## Charts and diagrams as code:
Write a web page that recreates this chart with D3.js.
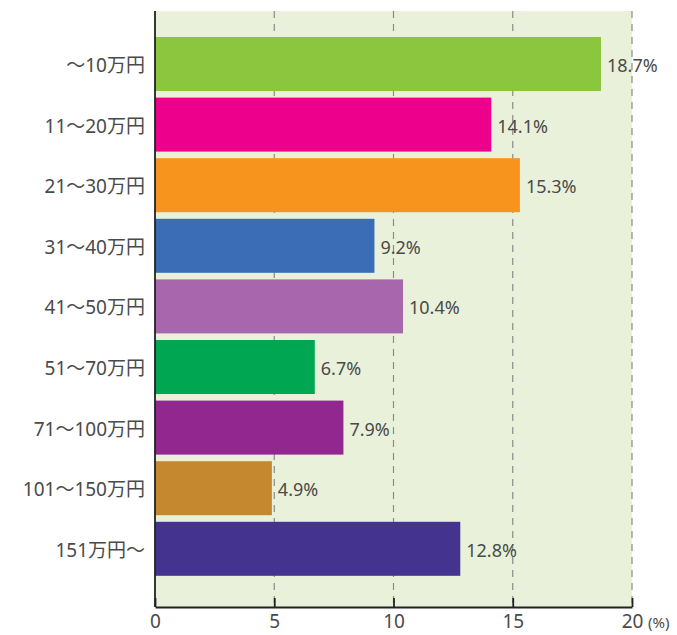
<!DOCTYPE html>
<html><head><meta charset="utf-8">
<script src="https://cdn.jsdelivr.net/npm/d3@7/dist/d3.min.js"></script>
<style>body{margin:0;background:#fff;} text{font-family:"Noto Sans","Noto Sans CJK JP",sans-serif;}</style>
</head><body>
<svg id="c" width="677" height="635"></svg>
<script>
const categories = ["～10万円","11～20万円","21～30万円","31～40万円","41～50万円","51～70万円","71～100万円","101～150万円","151万円～"];
const values = [18.7,14.1,15.3,9.2,10.4,6.7,7.9,4.9,12.8];
const colors = ["#8cc63f","#ec008c","#f7941d","#3a6db5","#a866ac","#00a651","#92278f","#c6882f","#44338f"];
const ticks = [0,5,10,15,20];

(function(){
const svg = d3.select("#c");
const pl = 155, pr = 632, pt = 11, pb = 607;
const x = d3.scaleLinear().domain([0,20]).range([pl,pr]);
const y = d3.scaleBand().domain(categories).range([33.7,579.1]).paddingInner(0.109).paddingOuter(0.0545);

svg.append("rect").attr("x",pl).attr("y",pt).attr("width",pr-pl).attr("height",pb-pt).attr("fill","#e9f1da");

svg.selectAll("line.grid").data(ticks.slice(1)).enter().append("line")
  .attr("x1",d=>x(d)).attr("x2",d=>x(d)).attr("y1",pt).attr("y2",pb)
  .attr("stroke","#8a8a8a").attr("stroke-width",1.2).attr("stroke-dasharray","7,6");

svg.selectAll("rect.bar").data(values).enter().append("rect")
  .attr("x",x(0)).attr("y",(d,i)=>y(categories[i]))
  .attr("width",d=>x(d)-x(0)).attr("height",y.bandwidth())
  .attr("fill",(d,i)=>colors[i]);

svg.selectAll("text.val").data(values).enter().append("text")
  .attr("x",d=>x(d)+6).attr("y",(d,i)=>y(categories[i])+y.bandwidth()/2+8)
  .attr("font-size",18).attr("fill","#4a4a4a").text(d=>d.toFixed(1)+"%");

svg.selectAll("text.cat").data(categories).enter().append("text")
  .attr("x",145).attr("y",d=>y(d)+y.bandwidth()/2+8)
  .attr("text-anchor","end").attr("font-size",19).attr("fill","#4a4a4a").text(d=>d);

svg.append("line").attr("x1",pl).attr("x2",pl).attr("y1",pt).attr("y2",pb)
  .attr("stroke","#222").attr("stroke-width",1.8);

const ax = svg.append("g").attr("transform",`translate(0,${pb})`)
  .call(d3.axisBottom(x).tickValues(ticks).tickSize(-9).tickPadding(8).tickSizeOuter(0));
ax.select(".domain").attr("stroke","#222").attr("stroke-width",1.8);
ax.selectAll(".tick line").attr("stroke","#222").attr("stroke-width",1.8);
ax.selectAll(".tick text").attr("font-size",19).attr("fill","#4a4a4a")
  .style("font-family","'Noto Sans','Noto Sans CJK JP',sans-serif");

svg.append("text").attr("x",648).attr("y",628).attr("font-size",15).attr("fill","#4a4a4a").text("(%)");
})();
</script>
</body></html>
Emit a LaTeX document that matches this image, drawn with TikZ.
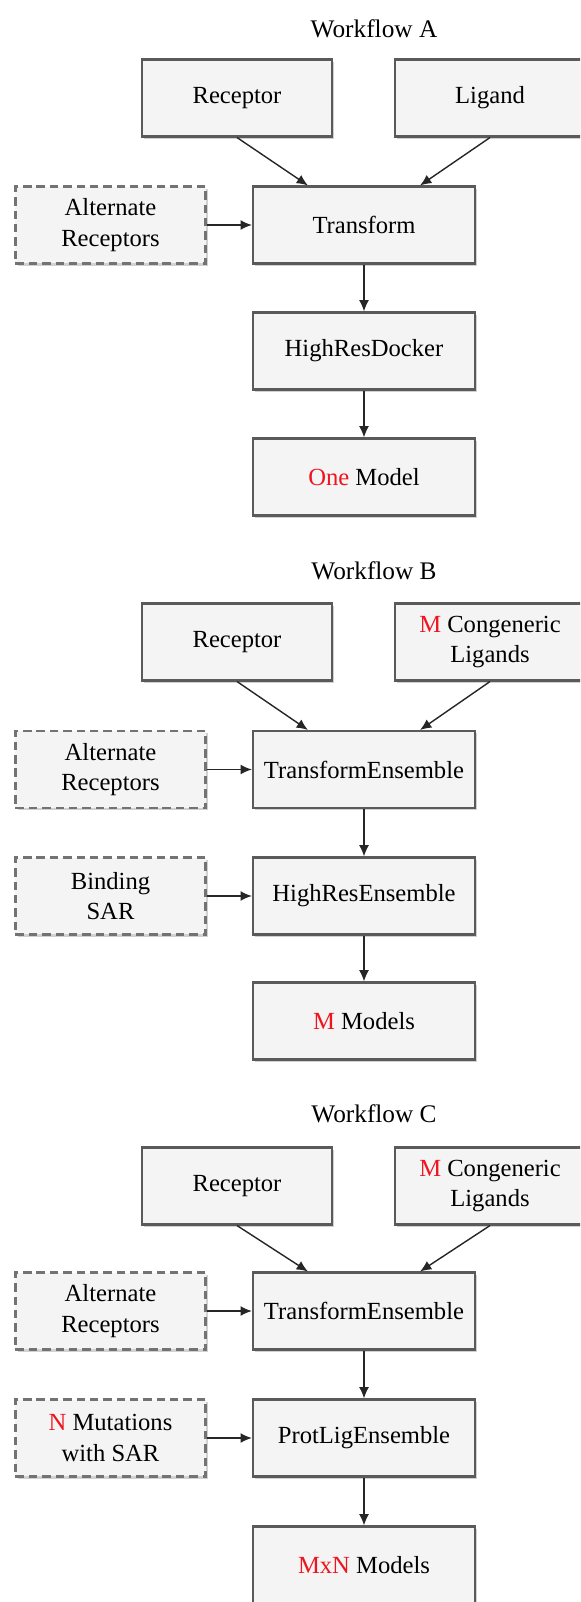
\documentclass[tikz,border=0pt]{standalone}
\usepackage{fontspec}
\setmainfont{Liberation Serif}
\usepackage{tikz}
\usetikzlibrary{arrows.meta,shadows,calc}

\definecolor{boxfill}{HTML}{F4F4F4}
\definecolor{boxline}{HTML}{5A5A5A}
\definecolor{hl}{HTML}{F0141E}

\tikzset{
	stagebox/.style={draw=boxline, line width=1.6pt, fill=boxfill, inner sep=0pt,
		minimum height=1.92cm, align=center,
		font=\fontsize{17.5}{21.5}\selectfont,
		drop shadow={shadow xshift=0.06cm, shadow yshift=-0.06cm, opacity=0.3, fill=black!60}},
	inbox/.style={stagebox, minimum width=4.75cm},
	mainbox/.style={stagebox, minimum width=5.55cm},
	optbox/.style={stagebox, dash pattern=on 6pt off 3.5pt, draw=boxline!85, minimum width=4.75cm},
	title/.style={font=\fontsize{18}{21.5}\selectfont},
	flow/.style={-{Latex[length=8pt,width=7pt]}, line width=1pt, draw=black!85},
}

\begin{document}
\begin{tikzpicture}[x=0.025cm, y=-0.025cm]
				\useasboundingbox (0,0) rectangle (580,1602);
				\clip (0,0) rectangle (580,1602);
				
				% Workflow A
				\node[title] (titleA) at (374, 29) {Workflow A};
				\node[inbox] (recA) at (237, 98) {Receptor};
				\node[inbox] (ligA) at (490, 98) {Ligand};
				\node[optbox] (altA) at (110.5, 225) {Alternate\\Receptors};
				\node[mainbox] (trA) at (364, 225) {Transform};
				\node[mainbox] (hrA) at (364, 351) {HighResDocker};
				\node[mainbox] (outA) at (364, 477) {\textcolor{hl}{One} Model};
				
				\draw[flow] (recA.south) -- ($(trA.north west)!0.25!(trA.north east)$);
				\draw[flow] (ligA.south) -- ($(trA.north west)!0.75!(trA.north east)$);
				\draw[flow] (altA.east) -- (trA.west);
				\draw[flow] (trA.south) -- (hrA.north);
				\draw[flow] (hrA.south) -- (outA.north);
				
				% Workflow B
				\node[title] (titleB) at (374, 571) {Workflow B};
				\node[inbox] (recB) at (237, 642) {Receptor};
				\node[inbox] (ligB) at (490, 642) {\textcolor{hl}{M} Congeneric\\Ligands};
				\node[optbox] (altB) at (110.5, 769.5) {Alternate\\Receptors};
				\node[mainbox] (trB) at (364, 769.5) {TransformEnsemble};
				\node[optbox] (sarB) at (110.5, 896) {Binding\\SAR};
				\node[mainbox] (hrB) at (364, 896) {HighResEnsemble};
				\node[mainbox] (outB) at (364, 1021) {\textcolor{hl}{M} Models};
				
				\draw[flow] (recB.south) -- ($(trB.north west)!0.25!(trB.north east)$);
				\draw[flow] (ligB.south) -- ($(trB.north west)!0.75!(trB.north east)$);
				\draw[flow] (altB.east) -- (trB.west);
				\draw[flow] (sarB.east) -- (hrB.west);
				\draw[flow] (trB.south) -- (hrB.north);
				\draw[flow] (hrB.south) -- (outB.north);
				
				% Workflow C
				\node[title] (titleC) at (374, 1114) {Workflow C};
				\node[inbox] (recC) at (237, 1186) {Receptor};
				\node[inbox] (ligC) at (490, 1186) {\textcolor{hl}{M} Congeneric\\Ligands};
				\node[optbox] (altC) at (110.5, 1311) {Alternate\\Receptors};
				\node[mainbox] (trC) at (364, 1311) {TransformEnsemble};
				\node[optbox] (mutC) at (110.5, 1438) {\textcolor{hl}{N} Mutations\\with SAR};
				\node[mainbox] (plC) at (364, 1438) {ProtLigEnsemble};
				\node[mainbox] (outC) at (364, 1565) {\textcolor{hl}{MxN} Models};
				
				\draw[flow] (recC.south) -- ($(trC.north west)!0.25!(trC.north east)$);
				\draw[flow] (ligC.south) -- ($(trC.north west)!0.75!(trC.north east)$);
				\draw[flow] (altC.east) -- (trC.west);
				\draw[flow] (mutC.east) -- (plC.west);
				\draw[flow] (trC.south) -- (plC.north);
				\draw[flow] (plC.south) -- (outC.north);
			\end{tikzpicture}
\end{document}
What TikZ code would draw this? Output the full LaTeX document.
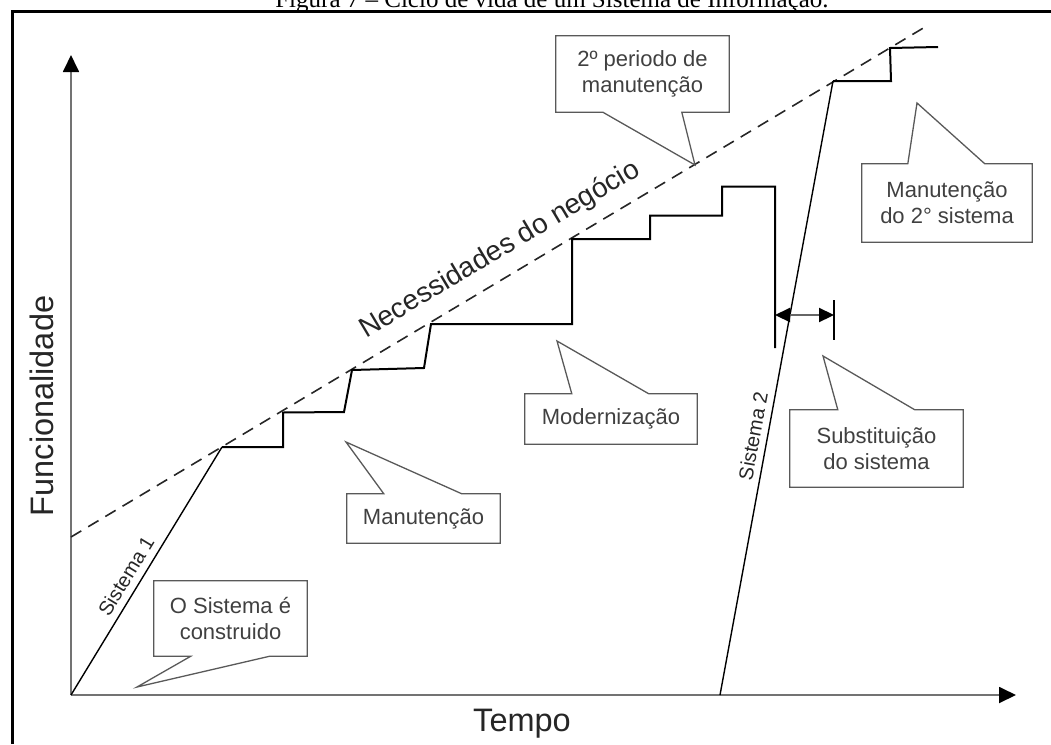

## WHAT YOU NEED TO DO:
Leave the pictures out and reproduce all of the records exactly.

## RESULT:
Write a web page that recreates this chart with D3.js.
<!DOCTYPE html>
<html><head><meta charset="utf-8">
<script src="https://cdn.jsdelivr.net/npm/d3@7/dist/d3.min.js"></script>
<style>body{margin:0;background:#fff;} text{font-family:"Noto Sans","Noto Sans CJK JP",sans-serif;}</style>
</head><body>
<svg id="c" width="677" height="635"></svg>
<script>
const categories = ["～10万円","11～20万円","21～30万円","31～40万円","41～50万円","51～70万円","71～100万円","101～150万円","151万円～"];
const values = [18.7,14.1,15.3,9.2,10.4,6.7,7.9,4.9,12.8];
const colors = ["#8cc63f","#ec008c","#f7941d","#3a6db5","#a866ac","#00a651","#92278f","#c6882f","#44338f"];
const ticks = [0,5,10,15,20];

(function(){
const svg = d3.select("#c");
const pl = 155, pr = 632, pt = 11, pb = 607;
const x = d3.scaleLinear().domain([0,20]).range([pl,pr]);
const y = d3.scaleBand().domain(categories).range([33.7,579.1]).paddingInner(0.109).paddingOuter(0.0545);

svg.append("rect").attr("x",pl).attr("y",pt).attr("width",pr-pl).attr("height",pb-pt).attr("fill","#e9f1da");

svg.selectAll("line.grid").data(ticks.slice(1)).enter().append("line")
  .attr("x1",d=>x(d)).attr("x2",d=>x(d)).attr("y1",pt).attr("y2",pb)
  .attr("stroke","#8a8a8a").attr("stroke-width",1.2).attr("stroke-dasharray","7,6");

svg.selectAll("rect.bar").data(values).enter().append("rect")
  .attr("x",x(0)).attr("y",(d,i)=>y(categories[i]))
  .attr("width",d=>x(d)-x(0)).attr("height",y.bandwidth())
  .attr("fill",(d,i)=>colors[i]);

svg.selectAll("text.val").data(values).enter().append("text")
  .attr("x",d=>x(d)+6).attr("y",(d,i)=>y(categories[i])+y.bandwidth()/2+8)
  .attr("font-size",18).attr("fill","#4a4a4a").text(d=>d.toFixed(1)+"%");

svg.selectAll("text.cat").data(categories).enter().append("text")
  .attr("x",145).attr("y",d=>y(d)+y.bandwidth()/2+8)
  .attr("text-anchor","end").attr("font-size",19).attr("fill","#4a4a4a").text(d=>d);

svg.append("line").attr("x1",pl).attr("x2",pl).attr("y1",pt).attr("y2",pb)
  .attr("stroke","#222").attr("stroke-width",1.8);

const ax = svg.append("g").attr("transform",`translate(0,${pb})`)
  .call(d3.axisBottom(x).tickValues(ticks).tickSize(-9).tickPadding(8).tickSizeOuter(0));
ax.select(".domain").attr("stroke","#222").attr("stroke-width",1.8);
ax.selectAll(".tick line").attr("stroke","#222").attr("stroke-width",1.8);
ax.selectAll(".tick text").attr("font-size",19).attr("fill","#4a4a4a")
  .style("font-family","'Noto Sans','Noto Sans CJK JP',sans-serif");

svg.append("text").attr("x",648).attr("y",628).attr("font-size",15).attr("fill","#4a4a4a").text("(%)");
})();
</script>
</body></html>
Emit a LaTeX document that matches this image, drawn with TikZ.
\documentclass[tikz,border=0pt]{standalone}
\usepackage{fontspec}
\setmainfont{Liberation Serif}
\usepackage{tikz}
\usetikzlibrary{arrows.meta,shadows,calc}

\definecolor{boxfill}{HTML}{F4F4F4}
\definecolor{boxline}{HTML}{5A5A5A}
\definecolor{hl}{HTML}{F0141E}

\tikzset{
	stagebox/.style={draw=boxline, line width=1.6pt, fill=boxfill, inner sep=0pt,
		minimum height=1.92cm, align=center,
		font=\fontsize{17.5}{21.5}\selectfont,
		drop shadow={shadow xshift=0.06cm, shadow yshift=-0.06cm, opacity=0.3, fill=black!60}},
	inbox/.style={stagebox, minimum width=4.75cm},
	mainbox/.style={stagebox, minimum width=5.55cm},
	optbox/.style={stagebox, dash pattern=on 6pt off 3.5pt, draw=boxline!85, minimum width=4.75cm},
	title/.style={font=\fontsize{18}{21.5}\selectfont},
	flow/.style={-{Latex[length=8pt,width=7pt]}, line width=1pt, draw=black!85},
}

\begin{document}
\begin{tikzpicture}[x=0.025cm, y=-0.025cm]
				\useasboundingbox (0,0) rectangle (580,1602);
				\clip (0,0) rectangle (580,1602);
				
				% Workflow A
				\node[title] (titleA) at (374, 29) {Workflow A};
				\node[inbox] (recA) at (237, 98) {Receptor};
				\node[inbox] (ligA) at (490, 98) {Ligand};
				\node[optbox] (altA) at (110.5, 225) {Alternate\\Receptors};
				\node[mainbox] (trA) at (364, 225) {Transform};
				\node[mainbox] (hrA) at (364, 351) {HighResDocker};
				\node[mainbox] (outA) at (364, 477) {\textcolor{hl}{One} Model};
				
				\draw[flow] (recA.south) -- ($(trA.north west)!0.25!(trA.north east)$);
				\draw[flow] (ligA.south) -- ($(trA.north west)!0.75!(trA.north east)$);
				\draw[flow] (altA.east) -- (trA.west);
				\draw[flow] (trA.south) -- (hrA.north);
				\draw[flow] (hrA.south) -- (outA.north);
				
				% Workflow B
				\node[title] (titleB) at (374, 571) {Workflow B};
				\node[inbox] (recB) at (237, 642) {Receptor};
				\node[inbox] (ligB) at (490, 642) {\textcolor{hl}{M} Congeneric\\Ligands};
				\node[optbox] (altB) at (110.5, 769.5) {Alternate\\Receptors};
				\node[mainbox] (trB) at (364, 769.5) {TransformEnsemble};
				\node[optbox] (sarB) at (110.5, 896) {Binding\\SAR};
				\node[mainbox] (hrB) at (364, 896) {HighResEnsemble};
				\node[mainbox] (outB) at (364, 1021) {\textcolor{hl}{M} Models};
				
				\draw[flow] (recB.south) -- ($(trB.north west)!0.25!(trB.north east)$);
				\draw[flow] (ligB.south) -- ($(trB.north west)!0.75!(trB.north east)$);
				\draw[flow] (altB.east) -- (trB.west);
				\draw[flow] (sarB.east) -- (hrB.west);
				\draw[flow] (trB.south) -- (hrB.north);
				\draw[flow] (hrB.south) -- (outB.north);
				
				% Workflow C
				\node[title] (titleC) at (374, 1114) {Workflow C};
				\node[inbox] (recC) at (237, 1186) {Receptor};
				\node[inbox] (ligC) at (490, 1186) {\textcolor{hl}{M} Congeneric\\Ligands};
				\node[optbox] (altC) at (110.5, 1311) {Alternate\\Receptors};
				\node[mainbox] (trC) at (364, 1311) {TransformEnsemble};
				\node[optbox] (mutC) at (110.5, 1438) {\textcolor{hl}{N} Mutations\\with SAR};
				\node[mainbox] (plC) at (364, 1438) {ProtLigEnsemble};
				\node[mainbox] (outC) at (364, 1565) {\textcolor{hl}{MxN} Models};
				
				\draw[flow] (recC.south) -- ($(trC.north west)!0.25!(trC.north east)$);
				\draw[flow] (ligC.south) -- ($(trC.north west)!0.75!(trC.north east)$);
				\draw[flow] (altC.east) -- (trC.west);
				\draw[flow] (mutC.east) -- (plC.west);
				\draw[flow] (trC.south) -- (plC.north);
				\draw[flow] (plC.south) -- (outC.north);
			\end{tikzpicture}
\end{document}
What TikZ code would draw this? Output the full LaTeX document.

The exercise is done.